SOUTH SUDAN: “South Sudan ranks 128th out of 180 countries in the World Press Freedom Index, with journalists facing censorship, threats and intimidation, unlawful arrest and death. In addition, journalists undergo trauma from reporting on ongoing violence, and are often unable to afford psychological support due to low wages. As a result, many journalists have joined NGOs and the private sector in search of better pay and safer work environments, hollowing out the already-struggling media space in the country.”

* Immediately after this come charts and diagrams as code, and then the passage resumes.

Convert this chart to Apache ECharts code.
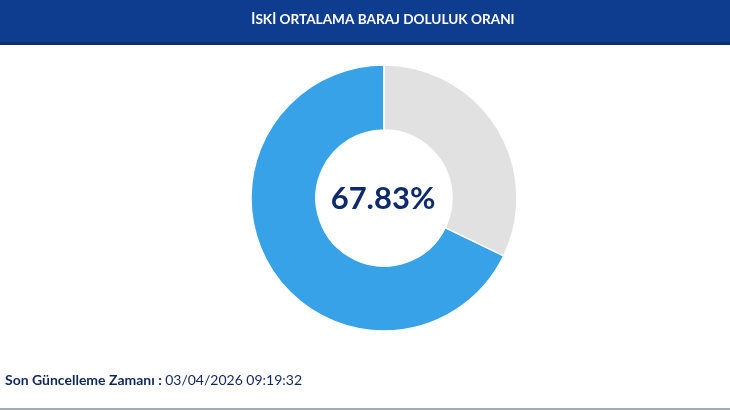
<!DOCTYPE html>
<html>
<head>
<meta charset="utf-8">
<script src="https://cdn.jsdelivr.net/npm/echarts@6/dist/echarts.min.js"></script>
<style>
html,body{margin:0;padding:0;background:#fff;}
#c{width:730px;height:410px;}
</style>
</head>
<body>
<div id="c"></div>
<script>
var titleText = 'İSKİ ORTALAMA BARAJ DOLULUK ORANI';
var categories = ['Dolu', 'Boş'];
var values = [67.83, 32.17];
var colors = ['#37a2e8', '#e1e1e1'];
var updateLabel = 'Son Güncelleme Zamanı :';
var updateValue = '03/04/2026 09:19:32';

var chart = echarts.init(document.getElementById('c'), null, {renderer: 'canvas'});
chart.setOption({
  animation: false,
  backgroundColor: '#ffffff',
  graphic: [
    {type: 'rect', shape: {x: 0, y: 0, width: 730, height: 45}, style: {fill: '#0e3c8f'}, z: 1},
    {type: 'rect', shape: {x: 0, y: 42, width: 730, height: 3}, style: {fill: '#0a2f70'}, z: 2},
    {type: 'text', x: 383, y: 20, style: {text: titleText, fill: '#ffffff', font: 'bold 13.6px Lato', textAlign: 'center', textVerticalAlign: 'middle'}, z: 3},
    {type: 'text', x: 383, y: 199, style: {text: values[0].toFixed(2) + '%', fill: '#0d2b6c', font: 'bold 31px Lato', textAlign: 'center', textVerticalAlign: 'middle'}, z: 10},
    {type: 'text', x: 5, y: 380, style: {text: '{b|' + updateLabel + '} {r|' + updateValue + '}', textVerticalAlign: 'middle',
      rich: {b: {font: 'bold 14px Lato', fill: '#10275c'}, r: {font: '14px Lato', fill: '#10275c'}}}, z: 3},
    {type: 'rect', shape: {x: 0, y: 408, width: 730, height: 2}, style: {fill: '#a3abb3'}, z: 3}
  ],
  series: [{
    type: 'pie',
    center: [384, 198],
    radius: [68, 133],
    startAngle: 90,
    clockwise: false,
    label: {show: false},
    labelLine: {show: false},
    silent: true,
    itemStyle: {borderColor: '#ffffff', borderWidth: 1.5},
    data: categories.map(function (c, i) {
      return {name: c, value: values[i], itemStyle: {color: colors[i]}};
    })
  }]
});
</script>
</body>
</html>
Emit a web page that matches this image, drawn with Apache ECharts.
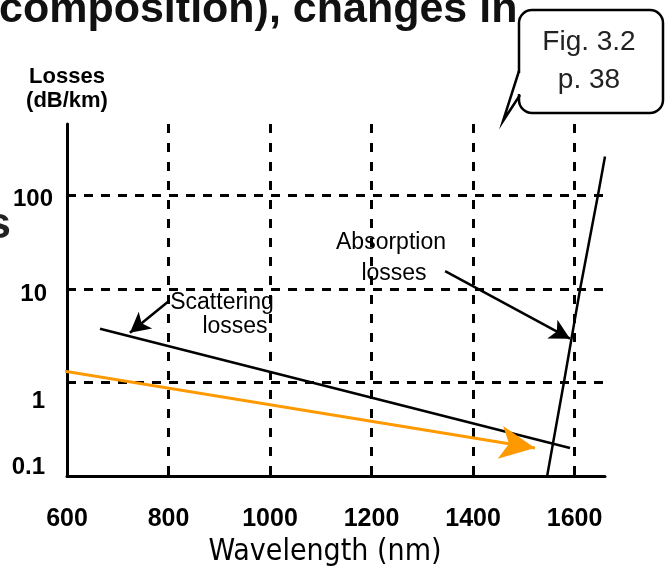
<!DOCTYPE html>
<html>
<head>
<meta charset="utf-8">
<script src="https://cdn.jsdelivr.net/npm/echarts@6/dist/echarts.min.js"></script>
<style>
html,body{margin:0;padding:0;background:#fff;}
#c{width:667px;height:572px;}
</style>
</head>
<body>
<div id="c"></div>
<script>
// ---- data ----
const xTickLabels = ['600', '800', '1000', '1200', '1400', '1600'];
const yTickLabels = ['0.1', '1', '10', '100'];
// Scattering losses line [wavelength nm, dB/km]
const scatteringWl = [665, 1591];
const scatteringLoss = [3.75, 0.199];
// Absorption losses line
const absorptionWl = [1546, 1579, 1611, 1646, 1660];
const absorptionLoss = [0.1, 1, 10, 100, 260];
// Orange overlay arrow
const orangeWl = [468, 1522];
const orangeLoss = [1.71, 0.199];
// Annotation arrows (from -> to)
const scatterArrowWl = [799, 724];
const scatterArrowLoss = [7.28, 3.40];
const absorbArrowWl = [1345, 1591];
const absorbArrowLoss = [15.5, 2.94];

const NARROW = "'Liberation Sans Narrow','DejaVu Sans Condensed','Arial Narrow',sans-serif";
const SANS = "'Liberation Sans',Arial,sans-serif";

const chart = echarts.init(document.getElementById('c'), null, {renderer: 'canvas'});

const zip = (a, b) => a.map((v, i) => [v, b[i]]);

const richY = {};
const yPads = [[0, 8, 18, 0], [38, 8, 0, 0], [10, 6, 0, 0], [8, 0, 0, 0]];
yPads.forEach((p, i) => {
  richY['k' + i] = {fontFamily: SANS, fontSize: 24, fontWeight: 'bold', color: '#000', padding: p};
});

function txt(text, x, y, font, fill, align) {
  return {type: 'text', z: 11, x: x, y: y,
    style: {text: text, font: font, fill: fill, textAlign: align, textVerticalAlign: 'middle', align: align, verticalAlign: 'middle'}};
}

const option = {
  animation: false,
  backgroundColor: '#fff',
  grid: {left: 67, right: 62, top: 124, bottom: 94, containLabel: false},
  xAxis: {
    type: 'value',
    min: 600, max: 1660, interval: 200,
    name: 'Wavelength (nm)',
    nameLocation: 'middle',
    nameGap: 61,
    nameTextStyle: {fontFamily: NARROW, fontSize: 30, color: '#000', lineHeight: 30, padding: [0, 22, 0, 0]},
    axisLine: {lineStyle: {color: '#000', width: 3}},
    axisTick: {show: false},
    axisLabel: {
      margin: 31, fontFamily: SANS, fontSize: 25, fontWeight: 'bold', color: '#000', lineHeight: 25,
      showMaxLabel: false,
      formatter: v => { const i = Math.round((v - 600) / 200); return xTickLabels[i] !== undefined && Math.abs(v - (600 + i * 200)) < 1e-6 ? xTickLabels[i] : ''; }
    },
    splitLine: {show: true, showMinLine: false, showMaxLine: false, lineStyle: {color: '#000', width: 3, type: [9, 10]}}
  },
  yAxis: {
    type: 'log', logBase: 10,
    min: 0.1, max: 580,
    name: 'Losses\n(dB/km)',
    nameLocation: 'end',
    nameGap: 11,
    nameTextStyle: {fontFamily: SANS, fontSize: 22, fontWeight: 'bold', color: '#000', lineHeight: 24, align: 'center'},
    axisLine: {lineStyle: {color: '#000', width: 3}},
    axisTick: {show: false},
    axisLabel: {
      margin: 14, showMaxLabel: false,
      formatter: v => {
        const e = Math.round(Math.log10(v)) + 1;
        if (Math.abs(Math.log10(v) - (e - 1)) > 1e-6 || !yTickLabels[e]) return '';
        return '{k' + e + '|' + yTickLabels[e] + '}';
      },
      rich: richY
    },
    splitLine: {show: true, showMinLine: false, showMaxLine: false, lineStyle: {color: '#000', width: 3, type: [9, 8]}}
  },
  series: [
    {
      name: 'Scattering losses', type: 'line',
      data: zip(scatteringWl, scatteringLoss),
      showSymbol: false, symbol: 'none',
      lineStyle: {color: '#000', width: 2.5},
      markLine: {
        silent: true, animation: false,
        symbol: ['none', 'arrow'], symbolSize: [16, 20],
        label: {show: false},
        lineStyle: {color: '#000', width: 2.5, type: 'solid'},
        data: [
          [{coord: [scatterArrowWl[0], scatterArrowLoss[0]]}, {coord: [scatterArrowWl[1], scatterArrowLoss[1]]}],
          [{coord: [absorbArrowWl[0], absorbArrowLoss[0]]}, {coord: [absorbArrowWl[1], absorbArrowLoss[1]]}]
        ]
      }
    },
    {
      name: 'Absorption losses', type: 'line',
      data: zip(absorptionWl, absorptionLoss),
      showSymbol: false, symbol: 'none', clip: false,
      lineStyle: {color: '#000', width: 2.5}
    },
    {
      name: 'Overlay', type: 'line', clip: false,
      data: orangeWl.map((w, i) => i === orangeWl.length - 1
        ? {value: [w, orangeLoss[i]], symbol: 'arrow', symbolSize: [25, 35], symbolRotate: -99.3}
        : {value: [w, orangeLoss[i]], symbol: 'none'}),
      itemStyle: {color: '#FF9900'},
      lineStyle: {color: '#FF9900', width: 3}
    }
  ],
  graphic: [
    txt('composition), changes in', -1, 10, 'bold 43px ' + SANS, '#111', 'left'),
    txt('s', 11, 226, 'bold 44px ' + SANS, '#222', 'right'),
    {type: 'rect', z: 10, shape: {x: 519, y: 10, width: 144, height: 103, r: 13}, style: {fill: '#fff', stroke: '#000', lineWidth: 2.5}},
    {type: 'rect', z: 10, shape: {x: 516, y: 73, width: 6, height: 21}, style: {fill: '#fff'}},
    {type: 'polyline', z: 10, shape: {points: [[519, 71], [503, 121], [520, 95]]}, style: {fill: null, stroke: '#000', lineWidth: 2.5}},
    txt('Fig. 3.2', 589, 42, '28px ' + SANS, '#222', 'center'),
    txt('p. 38', 589, 80, '28px ' + SANS, '#222', 'center'),
    txt('Scattering', 222, 303, '23px ' + SANS, '#000', 'center'),
    txt('losses', 235, 327, '23px ' + SANS, '#000', 'center'),
    txt('Absorption', 391, 243, '23px ' + SANS, '#000', 'center'),
    txt('losses', 394, 274, '23px ' + SANS, '#000', 'center')
  ]
};
chart.setOption(option);
</script>
</body>
</html>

INDIA: Rahu Soni, an executive editor with HarperCollins, India, and a Frankfurt Fellow for 2022 talked about Indian publishing. “While the market for books is huge here, the audience is still an aspirational one. They’re looking for works that have utility, that will help improve their lives in some concrete immediate way, or at least hold out the promise to, books that will teach them things or that will reaffirm their existing convictions and beliefs rather than challenging them. Literature is still considered very much a luxury in the Indian market, which one may not agree with but it’s understandable in a nation that’s still struggling economically and on many basic indices of development.”
QUOTE OF THE DAY
“Don’t bend; don’t water it down; don’t try to make it logical; don’t edit your own soul according to the fashion. Rather, follow your most intense obsessions mercilessly.”